_What you will do_. With the images removed, repeat the data below exactly.

_Source data_.
-- BEGIN --
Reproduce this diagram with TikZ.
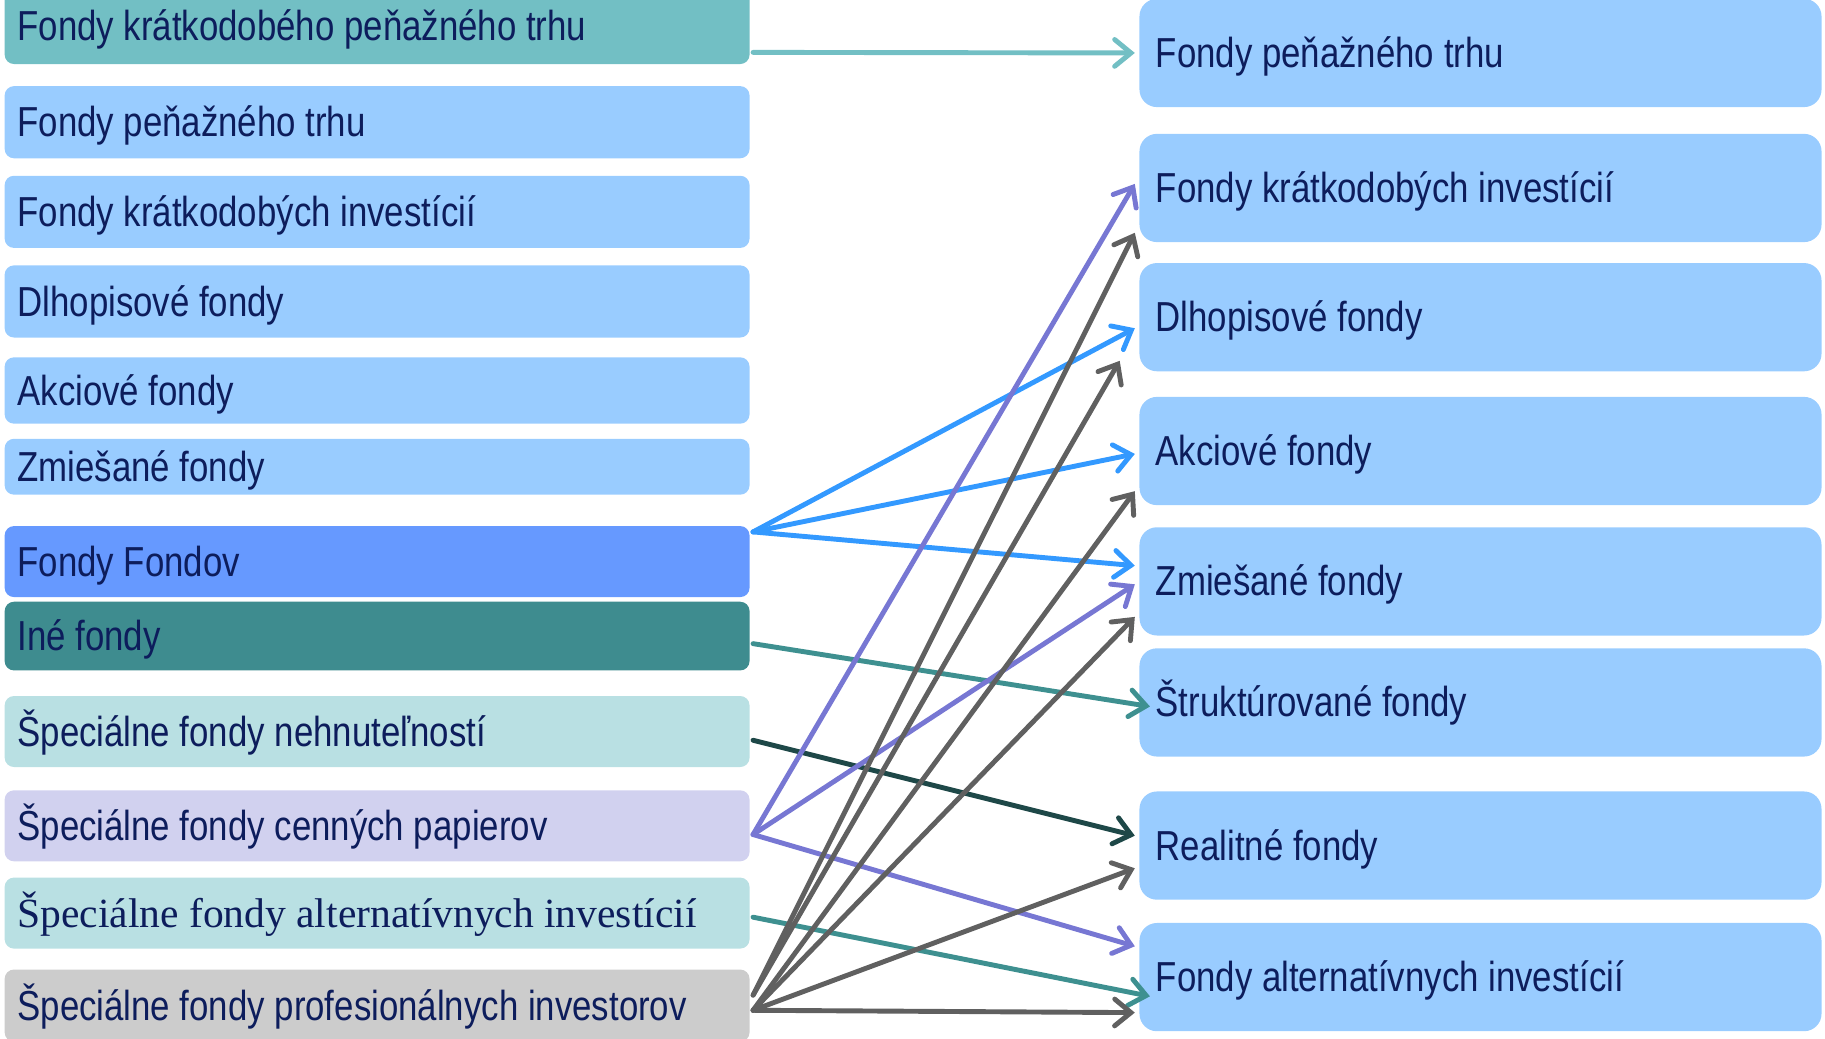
\documentclass[tikz,border=0pt]{standalone}
\usepackage{fontspec}
\setmainfont{Liberation Sans}[FakeStretch=0.83]
\newfontfamily\altSerif{Liberation Serif}
\usepackage{tikz}
\usetikzlibrary{arrows.meta, positioning}

\definecolor{navyText}{HTML}{0D1D5C}
\definecolor{tealLight}{HTML}{72BFC4}
\definecolor{skyBox}{HTML}{99CCFF}
\definecolor{fofBox}{HTML}{6699FF}
\definecolor{tealDark}{HTML}{3E8C8F}
\definecolor{mintBox}{HTML}{B9E0E3}
\definecolor{lilacBox}{HTML}{D1D1EF}
\definecolor{greyBox}{HTML}{CCCCCC}
\definecolor{blueLine}{HTML}{3399FF}
\definecolor{tealLine}{HTML}{3E9090}
\definecolor{slateLine}{HTML}{1E4848}
\definecolor{purpleLine}{HTML}{7777D3}
\definecolor{greyLine}{HTML}{606060}

\newcommand{\boxFont}{\fontsize{20.5pt}{24pt}\selectfont}
\newcommand{\serifText}{\altSerif\fontsize{20.3pt}{24pt}\selectfont}

\tikzstyle{recNode} = [rectangle, minimum height=1.24cm, text width=12.36cm, inner xsep=0.22cm, inner ysep=0pt, outer sep=0pt, text height=0.6cm, text depth=0.1cm, align=flush left, rounded corners=0.16cm, text=navyText, font=\boxFont]
\tikzstyle{recNodeS} = [recNode, fill=skyBox]
\tikzstyle{recNodeT} = [recNode, fill=tealLight]
\tikzstyle{recNodeF} = [recNode, fill=fofBox]
\tikzstyle{recNodeD} = [recNode, fill=tealDark]
\tikzstyle{recNodeM} = [recNode, fill=mintBox]
\tikzstyle{recNodeL} = [recNode, fill=lilacBox]
\tikzstyle{recNodeG} = [recNode, fill=greyBox]
\tikzstyle{outNode} = [recNode, fill=skyBox, minimum height=1.86cm, text width=11.16cm, inner xsep=0.28cm, rounded corners=0.3cm]
\tikzstyle{arrow} = [line width=2.4pt, line cap=round, -{Straight Barb[length=0.28cm, width=0.46cm, line cap=round]}]
\tikzstyle{arrowT} = [arrow, draw=tealLight]
\tikzstyle{arrowB} = [arrow, draw=blueLine]
\tikzstyle{arrowD} = [arrow, draw=tealLine]
\tikzstyle{arrowS} = [arrow, draw=slateLine]
\tikzstyle{arrowP} = [arrow, draw=purpleLine]
\tikzstyle{arrowG} = [arrow, draw=greyLine]

\begin{document}
\begin{tikzpicture}[x=1cm, y=1cm]
    \useasboundingbox (0,0) rectangle (31.36,-17.84);

    % left column
    \node (mmShort) [recNodeT, minimum height=1.30cm] at (6.48,-0.45) {Fondy krátkodobého peňažného trhu};
    \node (mm) [recNodeS, below=0.38cm of mmShort] {Fondy peňažného trhu};
    \node (shortInv) [recNodeS, below=0.30cm of mm] {Fondy krátkodobých investícií};
    \node (bond) [recNodeS, below=0.30cm of shortInv] {Dlhopisové fondy};
    \node (equity) [recNodeS, below=0.34cm of bond, minimum height=1.14cm] {Akciové fondy};
    \node (mixed) [recNodeS, below=0.26cm of equity, minimum height=0.96cm] {Zmiešané fondy};
    \node (fof) [recNodeF, below=0.54cm of mixed, minimum height=1.22cm] {Fondy Fondov};
    \node (other) [recNodeD, below=0.08cm of fof, minimum height=1.18cm] {Iné fondy};
    \node (spRe) [recNodeM, below=0.44cm of other, minimum height=1.22cm] {Špeciálne fondy nehnuteľností};
    \node (spSec) [recNodeL, below=0.40cm of spRe, minimum height=1.22cm] {Špeciálne fondy cenných papierov};
    \node (spAlt) [recNodeM, below=0.28cm of spSec, minimum height=1.22cm, font=\serifText] {Špeciálne fondy alternatívnych investícií};
    \node (spPro) [recNodeG, below=0.36cm of spAlt] {Špeciálne fondy profesionálnych investorov};

    % right column
    \node (outMm) [outNode] at (25.44,-0.91) {Fondy peňažného trhu};
    \node (outShort) [outNode, below=0.46cm of outMm] {Fondy krátkodobých investícií};
    \node (outBond) [outNode, below=0.36cm of outShort] {Dlhopisové fondy};
    \node (outEquity) [outNode, below=0.44cm of outBond] {Akciové fondy};
    \node (outMixed) [outNode, below=0.38cm of outEquity] {Zmiešané fondy};
    \node (outStruct) [outNode, below=0.22cm of outMixed] {Štruktúrované fondy};
    \node (outReal) [outNode, below=0.60cm of outStruct] {Realitné fondy};
    \node (outAlt) [outNode, below=0.40cm of outReal] {Fondy alternatívnych investícií};

    \draw [arrowT] ([xshift=0.06cm, yshift=-0.45cm]mmShort.east) -- ([xshift=-0.08cm]outMm.west);

    \draw [arrowB] ([xshift=0.06cm, yshift=0.51cm]fof.east) -- ([xshift=-0.08cm, yshift=-0.19cm]outBond.west);
    \draw [arrowB] ([xshift=0.06cm, yshift=0.51cm]fof.east) -- ([xshift=-0.08cm, yshift=-0.05cm]outEquity.west);
    \draw [arrowB] ([xshift=0.06cm, yshift=0.51cm]fof.east) -- ([xshift=-0.08cm, yshift=0.27cm]outMixed.west);

    \draw [arrowD] ([xshift=0.06cm, yshift=-0.13cm]other.east) -- ([xshift=0.18cm, yshift=-0.07cm]outStruct.west);
    \draw [arrowS] ([xshift=0.06cm, yshift=-0.15cm]spRe.east) -- ([xshift=-0.08cm, yshift=0.17cm]outReal.west);

    \draw [arrowP] ([xshift=0.06cm, yshift=-0.15cm]spSec.east) -- ([xshift=-0.08cm, yshift=0.07cm]outShort.west);
    \draw [arrowP] ([xshift=0.06cm, yshift=-0.15cm]spSec.east) -- ([xshift=-0.08cm, yshift=-0.05cm]outMixed.west);
    \draw [arrowP] ([xshift=0.06cm, yshift=-0.15cm]spSec.east) -- ([xshift=-0.08cm, yshift=0.53cm]outAlt.west);

    \draw [arrowD] ([xshift=0.06cm, yshift=-0.07cm]spAlt.east) -- ([xshift=0.18cm, yshift=-0.33cm]outAlt.west);

    \draw [arrowG] ([xshift=0.06cm, yshift=0.18cm]spPro.east) -- ([xshift=-0.08cm, yshift=-0.77cm]outShort.west);
    \draw [arrowG] ([xshift=0.06cm, yshift=0.18cm]spPro.east) -- ([xshift=-0.34cm, yshift=-0.75cm]outBond.west);
    \draw [arrowG] ([xshift=0.06cm, yshift=-0.08cm]spPro.east) -- ([xshift=-0.08cm, yshift=-0.69cm]outEquity.west);
    \draw [arrowG] ([xshift=0.06cm, yshift=-0.08cm]spPro.east) -- ([xshift=-0.08cm, yshift=-0.61cm]outMixed.west);
    \draw [arrowG] ([xshift=0.06cm, yshift=-0.08cm]spPro.east) -- ([xshift=-0.08cm, yshift=-0.39cm]outReal.west);
    \draw [arrowG] ([xshift=0.06cm, yshift=-0.08cm]spPro.east) -- ([xshift=-0.08cm, yshift=-0.61cm]outAlt.west);

\end{tikzpicture}
\end{document}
-- END --
_Full output_.
Reproduce this diagram with TikZ.
\documentclass[tikz,border=0pt]{standalone}
\usepackage{fontspec}
\setmainfont{Liberation Sans}[FakeStretch=0.83]
\newfontfamily\altSerif{Liberation Serif}
\usepackage{tikz}
\usetikzlibrary{arrows.meta, positioning}

\definecolor{navyText}{HTML}{0D1D5C}
\definecolor{tealLight}{HTML}{72BFC4}
\definecolor{skyBox}{HTML}{99CCFF}
\definecolor{fofBox}{HTML}{6699FF}
\definecolor{tealDark}{HTML}{3E8C8F}
\definecolor{mintBox}{HTML}{B9E0E3}
\definecolor{lilacBox}{HTML}{D1D1EF}
\definecolor{greyBox}{HTML}{CCCCCC}
\definecolor{blueLine}{HTML}{3399FF}
\definecolor{tealLine}{HTML}{3E9090}
\definecolor{slateLine}{HTML}{1E4848}
\definecolor{purpleLine}{HTML}{7777D3}
\definecolor{greyLine}{HTML}{606060}

\newcommand{\boxFont}{\fontsize{20.5pt}{24pt}\selectfont}
\newcommand{\serifText}{\altSerif\fontsize{20.3pt}{24pt}\selectfont}

\tikzstyle{recNode} = [rectangle, minimum height=1.24cm, text width=12.36cm, inner xsep=0.22cm, inner ysep=0pt, outer sep=0pt, text height=0.6cm, text depth=0.1cm, align=flush left, rounded corners=0.16cm, text=navyText, font=\boxFont]
\tikzstyle{recNodeS} = [recNode, fill=skyBox]
\tikzstyle{recNodeT} = [recNode, fill=tealLight]
\tikzstyle{recNodeF} = [recNode, fill=fofBox]
\tikzstyle{recNodeD} = [recNode, fill=tealDark]
\tikzstyle{recNodeM} = [recNode, fill=mintBox]
\tikzstyle{recNodeL} = [recNode, fill=lilacBox]
\tikzstyle{recNodeG} = [recNode, fill=greyBox]
\tikzstyle{outNode} = [recNode, fill=skyBox, minimum height=1.86cm, text width=11.16cm, inner xsep=0.28cm, rounded corners=0.3cm]
\tikzstyle{arrow} = [line width=2.4pt, line cap=round, -{Straight Barb[length=0.28cm, width=0.46cm, line cap=round]}]
\tikzstyle{arrowT} = [arrow, draw=tealLight]
\tikzstyle{arrowB} = [arrow, draw=blueLine]
\tikzstyle{arrowD} = [arrow, draw=tealLine]
\tikzstyle{arrowS} = [arrow, draw=slateLine]
\tikzstyle{arrowP} = [arrow, draw=purpleLine]
\tikzstyle{arrowG} = [arrow, draw=greyLine]

\begin{document}
\begin{tikzpicture}[x=1cm, y=1cm]
    \useasboundingbox (0,0) rectangle (31.36,-17.84);

    % left column
    \node (mmShort) [recNodeT, minimum height=1.30cm] at (6.48,-0.45) {Fondy krátkodobého peňažného trhu};
    \node (mm) [recNodeS, below=0.38cm of mmShort] {Fondy peňažného trhu};
    \node (shortInv) [recNodeS, below=0.30cm of mm] {Fondy krátkodobých investícií};
    \node (bond) [recNodeS, below=0.30cm of shortInv] {Dlhopisové fondy};
    \node (equity) [recNodeS, below=0.34cm of bond, minimum height=1.14cm] {Akciové fondy};
    \node (mixed) [recNodeS, below=0.26cm of equity, minimum height=0.96cm] {Zmiešané fondy};
    \node (fof) [recNodeF, below=0.54cm of mixed, minimum height=1.22cm] {Fondy Fondov};
    \node (other) [recNodeD, below=0.08cm of fof, minimum height=1.18cm] {Iné fondy};
    \node (spRe) [recNodeM, below=0.44cm of other, minimum height=1.22cm] {Špeciálne fondy nehnuteľností};
    \node (spSec) [recNodeL, below=0.40cm of spRe, minimum height=1.22cm] {Špeciálne fondy cenných papierov};
    \node (spAlt) [recNodeM, below=0.28cm of spSec, minimum height=1.22cm, font=\serifText] {Špeciálne fondy alternatívnych investícií};
    \node (spPro) [recNodeG, below=0.36cm of spAlt] {Špeciálne fondy profesionálnych investorov};

    % right column
    \node (outMm) [outNode] at (25.44,-0.91) {Fondy peňažného trhu};
    \node (outShort) [outNode, below=0.46cm of outMm] {Fondy krátkodobých investícií};
    \node (outBond) [outNode, below=0.36cm of outShort] {Dlhopisové fondy};
    \node (outEquity) [outNode, below=0.44cm of outBond] {Akciové fondy};
    \node (outMixed) [outNode, below=0.38cm of outEquity] {Zmiešané fondy};
    \node (outStruct) [outNode, below=0.22cm of outMixed] {Štruktúrované fondy};
    \node (outReal) [outNode, below=0.60cm of outStruct] {Realitné fondy};
    \node (outAlt) [outNode, below=0.40cm of outReal] {Fondy alternatívnych investícií};

    \draw [arrowT] ([xshift=0.06cm, yshift=-0.45cm]mmShort.east) -- ([xshift=-0.08cm]outMm.west);

    \draw [arrowB] ([xshift=0.06cm, yshift=0.51cm]fof.east) -- ([xshift=-0.08cm, yshift=-0.19cm]outBond.west);
    \draw [arrowB] ([xshift=0.06cm, yshift=0.51cm]fof.east) -- ([xshift=-0.08cm, yshift=-0.05cm]outEquity.west);
    \draw [arrowB] ([xshift=0.06cm, yshift=0.51cm]fof.east) -- ([xshift=-0.08cm, yshift=0.27cm]outMixed.west);

    \draw [arrowD] ([xshift=0.06cm, yshift=-0.13cm]other.east) -- ([xshift=0.18cm, yshift=-0.07cm]outStruct.west);
    \draw [arrowS] ([xshift=0.06cm, yshift=-0.15cm]spRe.east) -- ([xshift=-0.08cm, yshift=0.17cm]outReal.west);

    \draw [arrowP] ([xshift=0.06cm, yshift=-0.15cm]spSec.east) -- ([xshift=-0.08cm, yshift=0.07cm]outShort.west);
    \draw [arrowP] ([xshift=0.06cm, yshift=-0.15cm]spSec.east) -- ([xshift=-0.08cm, yshift=-0.05cm]outMixed.west);
    \draw [arrowP] ([xshift=0.06cm, yshift=-0.15cm]spSec.east) -- ([xshift=-0.08cm, yshift=0.53cm]outAlt.west);

    \draw [arrowD] ([xshift=0.06cm, yshift=-0.07cm]spAlt.east) -- ([xshift=0.18cm, yshift=-0.33cm]outAlt.west);

    \draw [arrowG] ([xshift=0.06cm, yshift=0.18cm]spPro.east) -- ([xshift=-0.08cm, yshift=-0.77cm]outShort.west);
    \draw [arrowG] ([xshift=0.06cm, yshift=0.18cm]spPro.east) -- ([xshift=-0.34cm, yshift=-0.75cm]outBond.west);
    \draw [arrowG] ([xshift=0.06cm, yshift=-0.08cm]spPro.east) -- ([xshift=-0.08cm, yshift=-0.69cm]outEquity.west);
    \draw [arrowG] ([xshift=0.06cm, yshift=-0.08cm]spPro.east) -- ([xshift=-0.08cm, yshift=-0.61cm]outMixed.west);
    \draw [arrowG] ([xshift=0.06cm, yshift=-0.08cm]spPro.east) -- ([xshift=-0.08cm, yshift=-0.39cm]outReal.west);
    \draw [arrowG] ([xshift=0.06cm, yshift=-0.08cm]spPro.east) -- ([xshift=-0.08cm, yshift=-0.61cm]outAlt.west);

\end{tikzpicture}
\end{document}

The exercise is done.